To be done → Only the lines from the top of the records below through the line containing "var option;" should be printed, exactly and without pictures.

Stored rows →
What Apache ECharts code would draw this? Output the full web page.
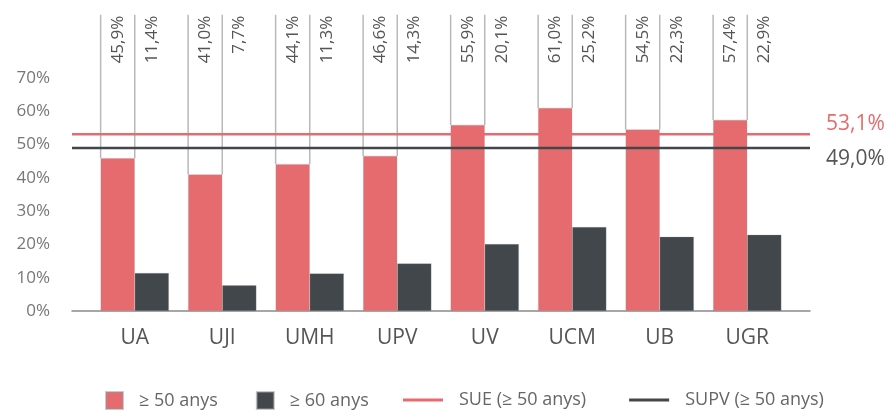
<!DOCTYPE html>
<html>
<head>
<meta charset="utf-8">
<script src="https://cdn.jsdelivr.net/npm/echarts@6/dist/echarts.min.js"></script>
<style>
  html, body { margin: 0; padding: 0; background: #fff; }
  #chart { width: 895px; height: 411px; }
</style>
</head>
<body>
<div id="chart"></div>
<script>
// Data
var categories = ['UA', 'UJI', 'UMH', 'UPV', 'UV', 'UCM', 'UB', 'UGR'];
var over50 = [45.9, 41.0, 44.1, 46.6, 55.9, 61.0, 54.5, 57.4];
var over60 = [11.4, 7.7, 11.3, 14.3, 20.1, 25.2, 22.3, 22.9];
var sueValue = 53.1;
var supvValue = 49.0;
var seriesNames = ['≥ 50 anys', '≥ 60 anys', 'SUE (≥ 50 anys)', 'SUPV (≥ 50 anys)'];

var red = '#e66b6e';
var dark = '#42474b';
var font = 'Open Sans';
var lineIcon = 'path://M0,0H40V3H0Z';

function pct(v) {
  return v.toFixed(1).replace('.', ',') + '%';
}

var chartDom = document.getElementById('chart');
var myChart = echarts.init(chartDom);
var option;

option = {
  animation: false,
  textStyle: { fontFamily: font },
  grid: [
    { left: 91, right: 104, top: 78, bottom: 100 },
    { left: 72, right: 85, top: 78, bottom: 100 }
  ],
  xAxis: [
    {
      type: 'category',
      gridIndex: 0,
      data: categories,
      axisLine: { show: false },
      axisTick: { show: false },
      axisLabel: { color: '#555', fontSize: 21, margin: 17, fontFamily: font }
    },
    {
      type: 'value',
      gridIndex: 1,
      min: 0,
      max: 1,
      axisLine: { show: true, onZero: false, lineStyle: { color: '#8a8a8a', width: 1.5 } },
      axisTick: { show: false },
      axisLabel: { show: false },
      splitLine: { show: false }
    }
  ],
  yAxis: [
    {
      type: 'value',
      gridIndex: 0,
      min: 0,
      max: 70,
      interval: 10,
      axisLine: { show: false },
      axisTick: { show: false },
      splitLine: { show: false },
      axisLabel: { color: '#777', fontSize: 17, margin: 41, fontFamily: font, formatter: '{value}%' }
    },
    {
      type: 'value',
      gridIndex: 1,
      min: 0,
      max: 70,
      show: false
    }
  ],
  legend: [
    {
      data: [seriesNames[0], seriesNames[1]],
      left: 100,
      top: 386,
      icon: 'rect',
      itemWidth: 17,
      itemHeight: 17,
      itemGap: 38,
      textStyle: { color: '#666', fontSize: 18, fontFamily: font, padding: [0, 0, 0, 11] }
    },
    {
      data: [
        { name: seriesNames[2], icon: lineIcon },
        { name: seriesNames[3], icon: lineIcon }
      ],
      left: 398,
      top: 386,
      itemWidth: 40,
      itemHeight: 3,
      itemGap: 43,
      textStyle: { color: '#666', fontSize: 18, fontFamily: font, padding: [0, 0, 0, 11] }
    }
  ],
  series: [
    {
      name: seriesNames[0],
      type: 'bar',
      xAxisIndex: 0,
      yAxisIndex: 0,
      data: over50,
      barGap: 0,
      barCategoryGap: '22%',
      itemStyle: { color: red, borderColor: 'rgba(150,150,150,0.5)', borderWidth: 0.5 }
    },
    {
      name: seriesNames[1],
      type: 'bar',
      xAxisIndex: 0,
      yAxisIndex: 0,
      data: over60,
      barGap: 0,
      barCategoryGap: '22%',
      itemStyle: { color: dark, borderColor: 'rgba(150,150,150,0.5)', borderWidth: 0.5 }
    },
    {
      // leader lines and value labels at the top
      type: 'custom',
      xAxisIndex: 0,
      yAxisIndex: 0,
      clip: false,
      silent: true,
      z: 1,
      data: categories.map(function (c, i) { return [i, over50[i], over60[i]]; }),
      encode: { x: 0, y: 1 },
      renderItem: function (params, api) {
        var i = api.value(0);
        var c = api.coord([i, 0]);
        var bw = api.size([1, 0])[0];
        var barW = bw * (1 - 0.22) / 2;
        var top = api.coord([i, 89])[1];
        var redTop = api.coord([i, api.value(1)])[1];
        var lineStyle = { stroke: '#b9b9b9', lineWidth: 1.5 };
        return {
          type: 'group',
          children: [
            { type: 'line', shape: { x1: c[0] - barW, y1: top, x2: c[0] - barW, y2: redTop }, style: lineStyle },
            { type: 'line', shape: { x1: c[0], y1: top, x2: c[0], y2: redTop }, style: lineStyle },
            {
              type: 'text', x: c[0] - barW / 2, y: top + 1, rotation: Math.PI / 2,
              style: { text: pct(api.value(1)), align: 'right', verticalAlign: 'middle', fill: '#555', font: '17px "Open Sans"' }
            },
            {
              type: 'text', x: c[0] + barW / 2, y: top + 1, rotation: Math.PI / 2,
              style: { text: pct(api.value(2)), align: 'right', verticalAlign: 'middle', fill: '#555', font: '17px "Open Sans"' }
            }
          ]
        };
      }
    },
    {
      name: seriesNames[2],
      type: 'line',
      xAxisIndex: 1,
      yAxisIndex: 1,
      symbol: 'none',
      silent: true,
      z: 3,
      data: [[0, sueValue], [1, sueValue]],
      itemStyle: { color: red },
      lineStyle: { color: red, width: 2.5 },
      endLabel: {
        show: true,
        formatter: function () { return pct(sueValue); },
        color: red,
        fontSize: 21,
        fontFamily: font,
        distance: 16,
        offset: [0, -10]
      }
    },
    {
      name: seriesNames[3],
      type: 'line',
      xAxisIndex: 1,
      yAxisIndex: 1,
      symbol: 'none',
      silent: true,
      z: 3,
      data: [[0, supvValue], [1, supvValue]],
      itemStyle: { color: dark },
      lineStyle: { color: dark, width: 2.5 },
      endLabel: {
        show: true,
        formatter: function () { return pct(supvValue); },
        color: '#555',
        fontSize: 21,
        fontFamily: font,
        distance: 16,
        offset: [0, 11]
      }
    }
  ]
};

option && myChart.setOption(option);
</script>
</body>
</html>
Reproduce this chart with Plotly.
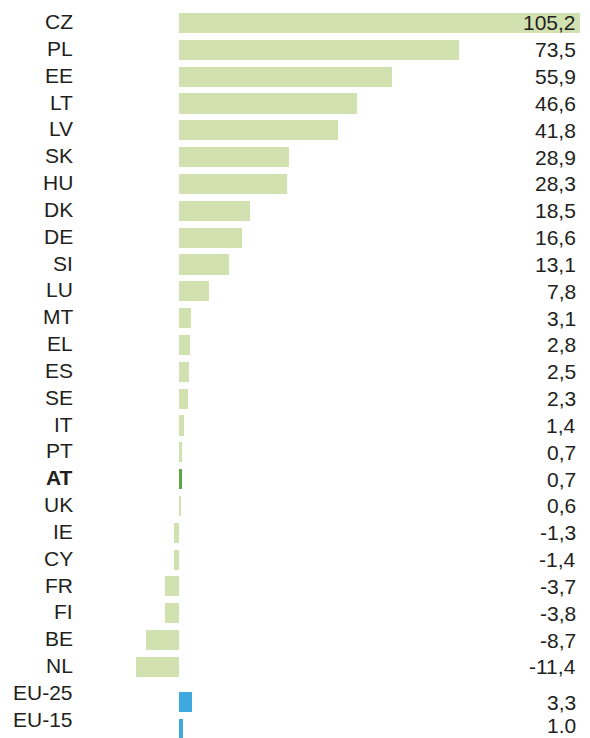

Written solution →
What Apache ECharts code would draw this? Output the full web page.
<!DOCTYPE html>
<html>
<head>
<meta charset="utf-8">
<script src="https://cdn.jsdelivr.net/npm/echarts@6/dist/echarts.min.js"></script>
<style>
  html, body { margin: 0; padding: 0; background: #fff; }
  #chart { width: 895px; height: 411px; }
</style>
</head>
<body>
<div id="chart"></div>
<script>
// Data
var categories = ['UA', 'UJI', 'UMH', 'UPV', 'UV', 'UCM', 'UB', 'UGR'];
var over50 = [45.9, 41.0, 44.1, 46.6, 55.9, 61.0, 54.5, 57.4];
var over60 = [11.4, 7.7, 11.3, 14.3, 20.1, 25.2, 22.3, 22.9];
var sueValue = 53.1;
var supvValue = 49.0;
var seriesNames = ['≥ 50 anys', '≥ 60 anys', 'SUE (≥ 50 anys)', 'SUPV (≥ 50 anys)'];

var red = '#e66b6e';
var dark = '#42474b';
var font = 'Open Sans';
var lineIcon = 'path://M0,0H40V3H0Z';

function pct(v) {
  return v.toFixed(1).replace('.', ',') + '%';
}

var chartDom = document.getElementById('chart');
var myChart = echarts.init(chartDom);
var option;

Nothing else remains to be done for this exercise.